Leave out the pictures and retype only the lines from the opening line to the line that holds "6.21, 6.03, 5.22];", both ends included.

........

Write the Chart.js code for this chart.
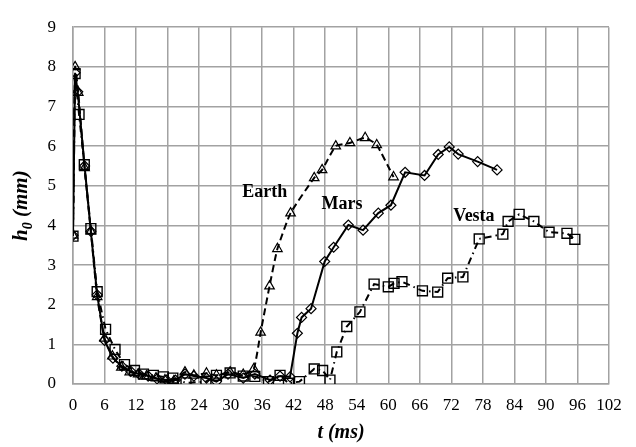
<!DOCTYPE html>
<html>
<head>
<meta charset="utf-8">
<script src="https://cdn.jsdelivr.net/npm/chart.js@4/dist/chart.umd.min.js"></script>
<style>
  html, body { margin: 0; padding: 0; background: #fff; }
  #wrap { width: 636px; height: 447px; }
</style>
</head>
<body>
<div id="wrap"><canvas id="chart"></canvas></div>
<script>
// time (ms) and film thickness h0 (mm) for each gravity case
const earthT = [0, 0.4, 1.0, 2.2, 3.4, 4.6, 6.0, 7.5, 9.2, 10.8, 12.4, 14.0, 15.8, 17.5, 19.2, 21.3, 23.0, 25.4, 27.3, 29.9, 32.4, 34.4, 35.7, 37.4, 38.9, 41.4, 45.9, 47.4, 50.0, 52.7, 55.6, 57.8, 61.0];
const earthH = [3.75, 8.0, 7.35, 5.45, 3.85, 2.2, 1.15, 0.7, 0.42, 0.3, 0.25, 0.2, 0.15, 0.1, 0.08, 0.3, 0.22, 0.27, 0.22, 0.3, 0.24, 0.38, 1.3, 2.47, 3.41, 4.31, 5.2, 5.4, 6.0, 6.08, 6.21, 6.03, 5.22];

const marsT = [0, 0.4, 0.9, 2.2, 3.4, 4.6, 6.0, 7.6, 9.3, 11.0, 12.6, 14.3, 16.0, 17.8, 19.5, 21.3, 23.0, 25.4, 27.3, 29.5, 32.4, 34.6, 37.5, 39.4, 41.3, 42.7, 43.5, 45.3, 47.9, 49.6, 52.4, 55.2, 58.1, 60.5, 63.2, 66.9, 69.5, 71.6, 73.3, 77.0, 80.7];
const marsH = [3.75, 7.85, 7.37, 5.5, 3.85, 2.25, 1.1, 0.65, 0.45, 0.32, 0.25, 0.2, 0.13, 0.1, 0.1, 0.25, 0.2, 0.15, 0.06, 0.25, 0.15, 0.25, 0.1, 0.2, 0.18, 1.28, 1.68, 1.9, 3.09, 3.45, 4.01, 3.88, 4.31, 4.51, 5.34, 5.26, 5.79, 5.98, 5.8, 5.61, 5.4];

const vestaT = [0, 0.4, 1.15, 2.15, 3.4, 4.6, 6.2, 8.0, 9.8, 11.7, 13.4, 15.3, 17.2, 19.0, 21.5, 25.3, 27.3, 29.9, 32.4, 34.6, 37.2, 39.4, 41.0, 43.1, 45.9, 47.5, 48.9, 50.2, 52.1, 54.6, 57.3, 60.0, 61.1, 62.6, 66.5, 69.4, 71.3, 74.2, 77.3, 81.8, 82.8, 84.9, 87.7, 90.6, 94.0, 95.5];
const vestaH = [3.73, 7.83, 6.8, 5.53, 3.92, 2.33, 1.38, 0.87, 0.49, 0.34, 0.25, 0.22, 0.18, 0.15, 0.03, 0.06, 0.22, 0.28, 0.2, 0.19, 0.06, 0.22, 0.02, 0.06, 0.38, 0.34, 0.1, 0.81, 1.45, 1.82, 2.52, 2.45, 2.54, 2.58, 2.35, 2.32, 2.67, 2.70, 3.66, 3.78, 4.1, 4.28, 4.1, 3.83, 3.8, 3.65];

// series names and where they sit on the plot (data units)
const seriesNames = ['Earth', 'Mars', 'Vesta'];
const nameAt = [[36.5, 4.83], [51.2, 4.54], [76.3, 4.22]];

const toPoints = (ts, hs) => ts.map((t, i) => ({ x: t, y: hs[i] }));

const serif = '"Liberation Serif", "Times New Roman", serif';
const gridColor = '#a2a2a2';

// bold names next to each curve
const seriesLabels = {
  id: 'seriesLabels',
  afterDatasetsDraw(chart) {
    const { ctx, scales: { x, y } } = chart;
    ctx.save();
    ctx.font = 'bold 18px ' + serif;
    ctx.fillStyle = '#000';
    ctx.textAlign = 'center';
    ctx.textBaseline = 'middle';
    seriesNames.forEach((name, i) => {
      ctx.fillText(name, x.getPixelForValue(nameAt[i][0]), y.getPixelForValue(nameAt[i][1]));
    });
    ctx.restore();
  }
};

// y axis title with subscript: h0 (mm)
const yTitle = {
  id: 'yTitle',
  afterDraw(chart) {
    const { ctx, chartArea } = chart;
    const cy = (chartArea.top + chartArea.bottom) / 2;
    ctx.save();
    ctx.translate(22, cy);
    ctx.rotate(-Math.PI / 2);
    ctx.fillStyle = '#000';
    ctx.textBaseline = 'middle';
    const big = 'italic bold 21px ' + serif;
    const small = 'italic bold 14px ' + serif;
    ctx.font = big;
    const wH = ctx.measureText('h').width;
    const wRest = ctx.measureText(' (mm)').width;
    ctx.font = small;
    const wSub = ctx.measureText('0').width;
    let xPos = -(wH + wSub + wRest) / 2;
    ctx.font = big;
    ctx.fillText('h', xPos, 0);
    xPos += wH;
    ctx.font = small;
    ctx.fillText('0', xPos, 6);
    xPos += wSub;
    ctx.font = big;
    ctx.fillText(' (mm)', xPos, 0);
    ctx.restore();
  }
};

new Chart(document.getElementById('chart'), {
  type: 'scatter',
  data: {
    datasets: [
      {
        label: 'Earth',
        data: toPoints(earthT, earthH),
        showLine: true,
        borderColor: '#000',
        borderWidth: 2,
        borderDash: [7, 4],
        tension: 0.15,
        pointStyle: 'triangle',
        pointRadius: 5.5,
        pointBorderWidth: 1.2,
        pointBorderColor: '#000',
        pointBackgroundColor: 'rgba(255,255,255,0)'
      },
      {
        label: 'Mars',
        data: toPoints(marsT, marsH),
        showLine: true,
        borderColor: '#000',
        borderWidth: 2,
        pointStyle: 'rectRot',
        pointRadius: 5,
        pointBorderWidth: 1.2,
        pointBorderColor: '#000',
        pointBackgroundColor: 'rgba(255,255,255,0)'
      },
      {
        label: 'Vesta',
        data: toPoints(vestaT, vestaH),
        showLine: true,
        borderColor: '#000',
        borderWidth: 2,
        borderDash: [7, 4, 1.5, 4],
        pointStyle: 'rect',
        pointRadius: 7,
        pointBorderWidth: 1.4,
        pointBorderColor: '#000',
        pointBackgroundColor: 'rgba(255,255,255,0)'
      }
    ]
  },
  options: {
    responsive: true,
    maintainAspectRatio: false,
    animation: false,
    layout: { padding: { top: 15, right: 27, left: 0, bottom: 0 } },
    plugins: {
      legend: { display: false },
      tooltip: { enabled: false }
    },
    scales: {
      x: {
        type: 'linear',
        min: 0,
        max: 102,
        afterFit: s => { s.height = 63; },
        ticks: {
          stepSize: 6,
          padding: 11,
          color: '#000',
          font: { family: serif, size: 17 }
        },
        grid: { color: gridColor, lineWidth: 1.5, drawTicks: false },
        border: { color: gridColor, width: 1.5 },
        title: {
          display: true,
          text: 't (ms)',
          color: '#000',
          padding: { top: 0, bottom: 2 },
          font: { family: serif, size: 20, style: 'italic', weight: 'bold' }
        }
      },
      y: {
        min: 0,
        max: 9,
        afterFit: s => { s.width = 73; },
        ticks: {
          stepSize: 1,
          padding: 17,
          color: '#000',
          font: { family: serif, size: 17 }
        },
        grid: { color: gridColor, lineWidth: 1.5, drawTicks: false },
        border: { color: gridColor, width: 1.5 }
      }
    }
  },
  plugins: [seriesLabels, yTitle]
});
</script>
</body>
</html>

........

» **THE REPLY**:
Write the Chart.js code for this chart.
<!DOCTYPE html>
<html>
<head>
<meta charset="utf-8">
<script src="https://cdn.jsdelivr.net/npm/chart.js@4/dist/chart.umd.min.js"></script>
<style>
  html, body { margin: 0; padding: 0; background: #fff; }
  #wrap { width: 636px; height: 447px; }
</style>
</head>
<body>
<div id="wrap"><canvas id="chart"></canvas></div>
<script>
// time (ms) and film thickness h0 (mm) for each gravity case
const earthT = [0, 0.4, 1.0, 2.2, 3.4, 4.6, 6.0, 7.5, 9.2, 10.8, 12.4, 14.0, 15.8, 17.5, 19.2, 21.3, 23.0, 25.4, 27.3, 29.9, 32.4, 34.4, 35.7, 37.4, 38.9, 41.4, 45.9, 47.4, 50.0, 52.7, 55.6, 57.8, 61.0];
const earthH = [3.75, 8.0, 7.35, 5.45, 3.85, 2.2, 1.15, 0.7, 0.42, 0.3, 0.25, 0.2, 0.15, 0.1, 0.08, 0.3, 0.22, 0.27, 0.22, 0.3, 0.24, 0.38, 1.3, 2.47, 3.41, 4.31, 5.2, 5.4, 6.0, 6.08, 6.21, 6.03, 5.22];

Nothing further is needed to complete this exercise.